### TASK DIRECTIONS
Quote each line of the material verbatim, without the pictures.

### SOURCE DATA

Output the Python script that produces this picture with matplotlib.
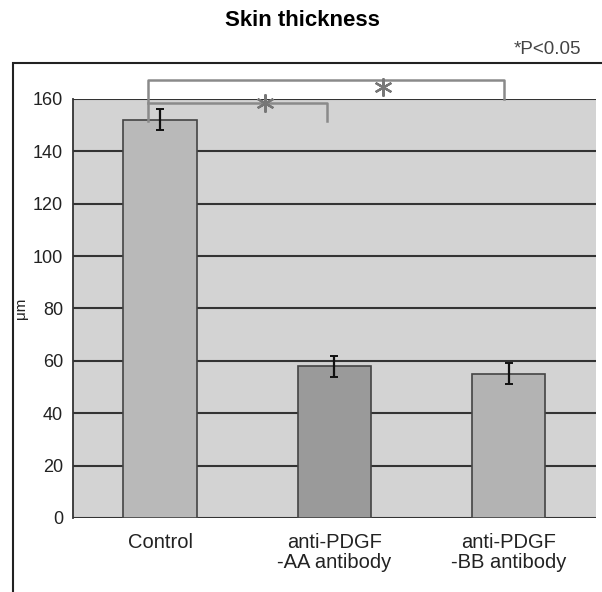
import matplotlib.pyplot as plt
import matplotlib.patches as mpatches
import numpy as np

plt.rcParams['font.family'] = ['Liberation Sans', 'DejaVu Sans']

groups = ['Control', 'anti-PDGF\n-AA antibody', 'anti-PDGF\n-BB antibody']
thickness = [152, 58, 55]
errors = [4, 4, 4]
bar_colors = ['#b9b9b9', '#9a9a9a', '#b3b3b3']
yticks = [0, 20, 40, 60, 80, 100, 120, 140, 160]

fig = plt.figure(figsize=(6.02, 5.92), dpi=100)
ax = fig.add_axes([0.121, 0.125, 0.869, 0.708])

# outer frame around the plot
frame = mpatches.Rectangle((0.0216, -0.01), 0.985, 0.904, transform=fig.transFigure,
                           fill=False, edgecolor='#222222', linewidth=1.5, zorder=0)
fig.patches.append(frame)

ax.set_facecolor('#d3d3d3')
x = np.arange(len(groups))
ax.bar(x, thickness, width=0.42, color=bar_colors, edgecolor='#444444', linewidth=1.2, zorder=3)
ax.errorbar(x, thickness, yerr=errors, fmt='none', ecolor='#111111', elinewidth=1.6,
            capsize=3, capthick=1.4, zorder=4)

ax.set_ylim(0, 160)
ax.set_xlim(-0.5, 2.5)
ax.set_yticks(yticks)
ax.set_xticks(x)
ax.set_xticklabels(groups, fontsize=14.5, linespacing=1.05)
ax.tick_params(axis='y', length=0, labelsize=13, pad=7, colors='#222222')
ax.tick_params(axis='x', length=0, pad=11, colors='#222222')
ax.yaxis.grid(True, color='#333333', linewidth=1.5, zorder=1)
ax.set_axisbelow(True)
for s in ['top', 'right', 'bottom']:
    ax.spines[s].set_visible(False)
ax.spines['left'].set_color('#333333')
ax.spines['left'].set_linewidth(1.3)
fig.text(21 / 602, 0.48, 'μm', rotation=90, ha='center', va='center', fontsize=11, color='#222222')

# significance brackets
bc = '#8a8a8a'
ax.plot([-0.07, -0.07, 1.97, 1.97], [151.5, 167.2, 167.2, 160], color=bc, lw=1.8, clip_on=False, zorder=5)
ax.plot([-0.07, 0.96, 0.96], [158.4, 158.4, 151.5], color=bc, lw=1.8, clip_on=False, zorder=5)
ax.plot([1.28, 0.6], [164.5, 158.6], linestyle='none', marker=(6, 2, 0), markersize=13,
        markeredgecolor='#777777', markeredgewidth=1.6, clip_on=False, zorder=6)

fig.text(0.502, 0.966, 'Skin thickness', ha='center', va='center', fontsize=16, fontweight='bold')
fig.text(0.965, 0.916, '*P<0.05', ha='right', va='center', fontsize=13.5, color='#444444')

fig.savefig('out.png', dpi=100)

### RESPONSE TO THIS TASK
Output the Python script that produces this picture with matplotlib.
import matplotlib.pyplot as plt
import matplotlib.patches as mpatches
import numpy as np

plt.rcParams['font.family'] = ['Liberation Sans', 'DejaVu Sans']

groups = ['Control', 'anti-PDGF\n-AA antibody', 'anti-PDGF\n-BB antibody']
thickness = [152, 58, 55]
errors = [4, 4, 4]
bar_colors = ['#b9b9b9', '#9a9a9a', '#b3b3b3']
yticks = [0, 20, 40, 60, 80, 100, 120, 140, 160]

fig = plt.figure(figsize=(6.02, 5.92), dpi=100)
ax = fig.add_axes([0.121, 0.125, 0.869, 0.708])

# outer frame around the plot
frame = mpatches.Rectangle((0.0216, -0.01), 0.985, 0.904, transform=fig.transFigure,
                           fill=False, edgecolor='#222222', linewidth=1.5, zorder=0)
fig.patches.append(frame)

ax.set_facecolor('#d3d3d3')
x = np.arange(len(groups))
ax.bar(x, thickness, width=0.42, color=bar_colors, edgecolor='#444444', linewidth=1.2, zorder=3)
ax.errorbar(x, thickness, yerr=errors, fmt='none', ecolor='#111111', elinewidth=1.6,
            capsize=3, capthick=1.4, zorder=4)

ax.set_ylim(0, 160)
ax.set_xlim(-0.5, 2.5)
ax.set_yticks(yticks)
ax.set_xticks(x)
ax.set_xticklabels(groups, fontsize=14.5, linespacing=1.05)
ax.tick_params(axis='y', length=0, labelsize=13, pad=7, colors='#222222')
ax.tick_params(axis='x', length=0, pad=11, colors='#222222')
ax.yaxis.grid(True, color='#333333', linewidth=1.5, zorder=1)
ax.set_axisbelow(True)
for s in ['top', 'right', 'bottom']:
    ax.spines[s].set_visible(False)
ax.spines['left'].set_color('#333333')
ax.spines['left'].set_linewidth(1.3)
fig.text(21 / 602, 0.48, 'μm', rotation=90, ha='center', va='center', fontsize=11, color='#222222')

# significance brackets
bc = '#8a8a8a'
ax.plot([-0.07, -0.07, 1.97, 1.97], [151.5, 167.2, 167.2, 160], color=bc, lw=1.8, clip_on=False, zorder=5)
ax.plot([-0.07, 0.96, 0.96], [158.4, 158.4, 151.5], color=bc, lw=1.8, clip_on=False, zorder=5)
ax.plot([1.28, 0.6], [164.5, 158.6], linestyle='none', marker=(6, 2, 0), markersize=13,
        markeredgecolor='#777777', markeredgewidth=1.6, clip_on=False, zorder=6)

fig.text(0.502, 0.966, 'Skin thickness', ha='center', va='center', fontsize=16, fontweight='bold')
fig.text(0.965, 0.916, '*P<0.05', ha='right', va='center', fontsize=13.5, color='#444444')

fig.savefig('out.png', dpi=100)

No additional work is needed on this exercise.